コペルニクスという人が、そもそも天体が動いているという前提ではなく、地球が動いているという前提で見てみたところ、そっちの理論でもいろいろな説明がつくことがわかり、それを後押しするような研究がなされるようになったんですね。

何が言いたいかというと、天体が動いているように見えるという現象は変わらないのに、天動説が前提だと「天体が動いているからそのように見えて当たり前だ」となるし、地動説を前提にすれば「地球が動いているからそのように見えて当たり前だ」となるということ。

ある前提を置くと、脳はその前提をもとに情報をインプット&プロセスするので、その前提の通りだと納得させる回答が出てくるのが自然なんです。(参考記事【29】

それが自然だから、自分の持っている前提に気づくことが難しいのですが、だからこそ、意識的に前提を疑うというアンラーニングが必要になってくるのですね。

というのも、自分が見聞きしていることと、解釈する前提がずれていると、見聞きしているその物事を正しく理解できないから。

物事の前提そのものが違うような大きな変化に素早く対応していくためには、いかに自分の持っている前提を取っ払えるか(=アンラーニング)が肝になるのです。

「面白くない」は前提に気づくチャンス

実際にアンラーニングを実践するにあたっては、自分が無意識に持っている前提にどれだけ気づけるかがポイントだと言えます。

ですから、まずは、私たちは無意識のうちに何らかの前提に基づいて物事を見ていることが多い、ということを意識することがアンラーニングの第一歩。

さらに、自分が頑張って学んてきたことほど強固な前提になっていることが多い、ということも知っておくと、より気づきやすくなると思います。

もう一つ、実践できることを挙げるとしたら、「好きじゃない/面白くない」と「よくわからない」の微妙な違いに敏感になること。

とりわけ自分にとって新しい何かに対して、「好きじゃない/面白くない」と感じる時は、実はその物事の根本的なところ、すなわち前提が理解できていないために、「よくわからない」から、「好きじゃない/面白くない」と感じることがあるんですね。

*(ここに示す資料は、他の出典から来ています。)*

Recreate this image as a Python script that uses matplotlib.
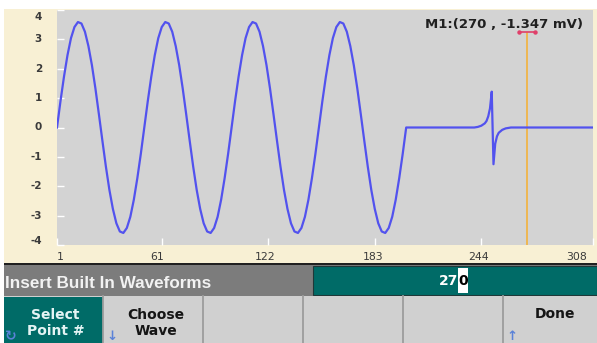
import matplotlib
matplotlib.use("Agg")
import matplotlib.pyplot as plt
from matplotlib.patches import Rectangle

# ---------------- data ----------------
# one sine cycle read from the screen (every 2nd point, 25 samples / cycle)
cycle_vals = [0.00, 0.90, 1.73, 2.46, 3.04, 3.42, 3.59, 3.54, 3.26, 2.77, 2.12, 1.33, 0.45,
              -0.45, -1.33, -2.12, -2.77, -3.26, -3.54, -3.59, -3.42, -3.04, -2.46, -1.73, -0.90]
sine_x = list(range(1, 202, 2))
sine_y = cycle_vals * 4 + [0.00]

tail_x = [240, 242, 244, 246, 247, 248, 249, 250, 251, 252, 253, 254, 256, 258, 261, 308]
tail_y = [0.00, 0.02, 0.06, 0.14, 0.22, 0.38, 0.65, 1.22, -1.25, -0.55, -0.30, -0.18, -0.08, -0.03, 0.00, 0.00]

wave_x = sine_x + tail_x
wave_y = sine_y + tail_y

x_ticks = [1, 61, 122, 183, 244, 308]
x_tick_labels = ["1", "61", "122", "183", "244", "308"]
y_ticks = [4, 3, 2, 1, 0, -1, -2, -3, -4]
y_tick_labels = ["4", "3", "2", "1", "0", "-1", "-2", "-3", "-4"]

marker_x = 270
marker_label = "M1:(270 , -1.347 mV)"
entry_value = "270"
status_title = "Insert Built In Waveforms"
softkeys = [("Select\nPoint #", True), ("Choose\nWave", False), ("", False),
            ("", False), ("", False), ("Done", False)]

# ---------------- styling ----------------
W, H = 597, 343
BEIGE = "#f8f0d4"
PLOTBG = "#d3d3d3"
WAVE = "#5252ee"
ORANGE = "#f0b448"
TEAL = "#006b67"
BAR = "#7c7c7c"
KEYBG = "#d0d0d0"
ICON = "#5a82d8"

fig = plt.figure(figsize=(W / 100, H / 100), dpi=100)
fig.patch.set_facecolor("white")

bg = fig.add_axes([0, 0, 1, 1], zorder=0)
bg.set_xlim(0, W)
bg.set_ylim(H, 0)
bg.axis("off")


def rect(x0, y0, x1, y1, color, **kw):
    bg.add_patch(Rectangle((x0, y0), x1 - x0, y1 - y0, facecolor=color,
                           edgecolor=kw.pop("edgecolor", "none"), lw=kw.pop("lw", 0), **kw))


rect(4, 9, W, 263, BEIGE)
rect(4, 263, W, 265, "#202020")
rect(4, 265, W, 295.5, BAR)
rect(313, 265.5, W, 294.5, TEAL, edgecolor="#203838", lw=0.8)
rect(4, 295.5, W, H, KEYBG)

# status bar title
bg.text(5, 283, status_title, ha="left", va="center", color="#f2f2f2",
        fontsize=12.3, fontweight="bold", family="Liberation Sans")

# numeric entry with cursor on last digit
rect(458, 268, 468, 293, "white")
bg.text(458, 281, entry_value[:-1], ha="right", va="center", color="white",
        fontsize=10, fontweight="bold", family="DejaVu Sans")
bg.text(463, 281, entry_value[-1], ha="center", va="center", color="black",
        fontsize=10, fontweight="bold", family="DejaVu Sans")

# soft keys
key_w = 100
for i, (label, active) in enumerate(softkeys):
    x0 = 4 + i * key_w if i > 0 else 4
    x1 = 3 + (i + 1) * key_w
    if active:
        rect(x0, 297, x1, H, TEAL)
    if label:
        bg.text((x0 + x1) / 2 + 2, 323 if "\n" in label else 314, label, ha="center", va="center",
                color="#e4f4f4" if active else "#151515", fontsize=10, fontweight="bold",
                family="DejaVu Sans", linespacing=1.1)
for i in range(1, 6):
    bg.plot([3 + i * key_w, 3 + i * key_w], [296, H], color="#9c9c9c", lw=1.3)

bg.text(11, 336, "\u21bb", ha="center", va="center", color=ICON, fontsize=10, fontweight="bold")
bg.text(112, 336, "\u2193", ha="center", va="center", color=ICON, fontsize=9.5, fontweight="bold")
bg.text(512, 336, "\u2191", ha="center", va="center", color=ICON, fontsize=9.5, fontweight="bold")

# ---------------- waveform plot ----------------
L, R, T, B = 57, 593, 10, 245
ax = fig.add_axes([L / W, 1 - B / H, (R - L) / W, (B - T) / H], zorder=2)
ax.set_facecolor(PLOTBG)
ax.set_xlim(1, 308)
ax.set_ylim(-4, 4)
for s in ax.spines.values():
    s.set_visible(False)

ax.plot(wave_x, wave_y, color=WAVE, lw=1.6, solid_joinstyle="round", zorder=3)

ax.set_xticks(x_ticks)
ax.set_yticks(y_ticks)
ax.set_xticklabels([])
ax.set_yticklabels([])
ax.tick_params(direction="in", length=5, width=1, color="white")

y_offsets = {4: -7, -4: 4}
for v, lab in zip(y_ticks, y_tick_labels):
    ax.annotate(lab, xy=(0, v), xycoords=("axes fraction", "data"),
                xytext=(-15, y_offsets.get(v, 0)), textcoords="offset pixels",
                ha="right", va="center", color="#3a3a3a", fontsize=7.5,
                fontweight="bold", family="DejaVu Sans", annotation_clip=False)

x_offsets = {1: (0, "left"), 61: (-5, "center"), 122: (-3, "center"),
             183: (-2, "center"), 244: (-3, "center"), 308: (-6, "right")}
for v, lab in zip(x_ticks, x_tick_labels):
    dx, ha = x_offsets[v]
    ax.annotate(lab, xy=(v, 0), xycoords=("data", "axes fraction"),
                xytext=(dx, -12), textcoords="offset pixels",
                ha=ha, va="center", color="#3a3a3a", fontsize=7.8,
                family="DejaVu Sans", annotation_clip=False)

# marker cursor
ax.axvline(marker_x, ymin=0, ymax=(B - 33) / (B - T), color=ORANGE, lw=1.3, zorder=2)
ax.plot([marker_x - 4.5, marker_x + 4.5], [3.26, 3.26], color="#e0406a", lw=1.2,
        marker="o", markersize=2.2, zorder=4)
ax.annotate(marker_label, xy=(1, 1), xycoords="axes fraction", xytext=(-10, -15),
            textcoords="offset pixels", ha="right", va="center", color="#202020",
            fontsize=9.5, fontweight="bold", family="DejaVu Sans")

fig.savefig("out.png", dpi=100, facecolor=fig.get_facecolor())
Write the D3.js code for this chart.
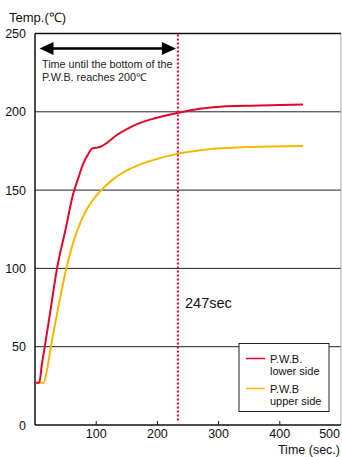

たとえば、ガラケーからスマホに変わった時、これまでのように携帯できる電話だという前提でいたら「電話にこんなにいろんな機能はいらないんだけどなぁ」と感じるのに、モバイルコンピューターに電話の機能があるとふうに見る前提を変えたら「これがあればもうPCを持ち運ぶ必要がなくなって便利だな!」と感じたりする、そのくらい前提によって出てくる感想が変わることがあるのです。

ですから、「好きじゃない/面白くない」と感じる時は、そこで終わりにせず、「根本的なところを理解できたけれど面白くないのか」それとも「根本的なところを理解していないから面白くないのか」を、自身に問うてみてほしいのです。

もし、理解していないために面白くないのだと気づけたら、そもそも前提が違うかもしれないと疑ってみる…日々の中でそんな意識をしてみることが、結果的にアンラーニングのトレーニングになっていくのではないでしょうか。

アンラーニングは、生命のシステムが本来持っている変化に対応する力を発揮させるための鍵。言い換えると、アンラーニングが上手になれば、誰でも変化に強い人になれるはずなのです。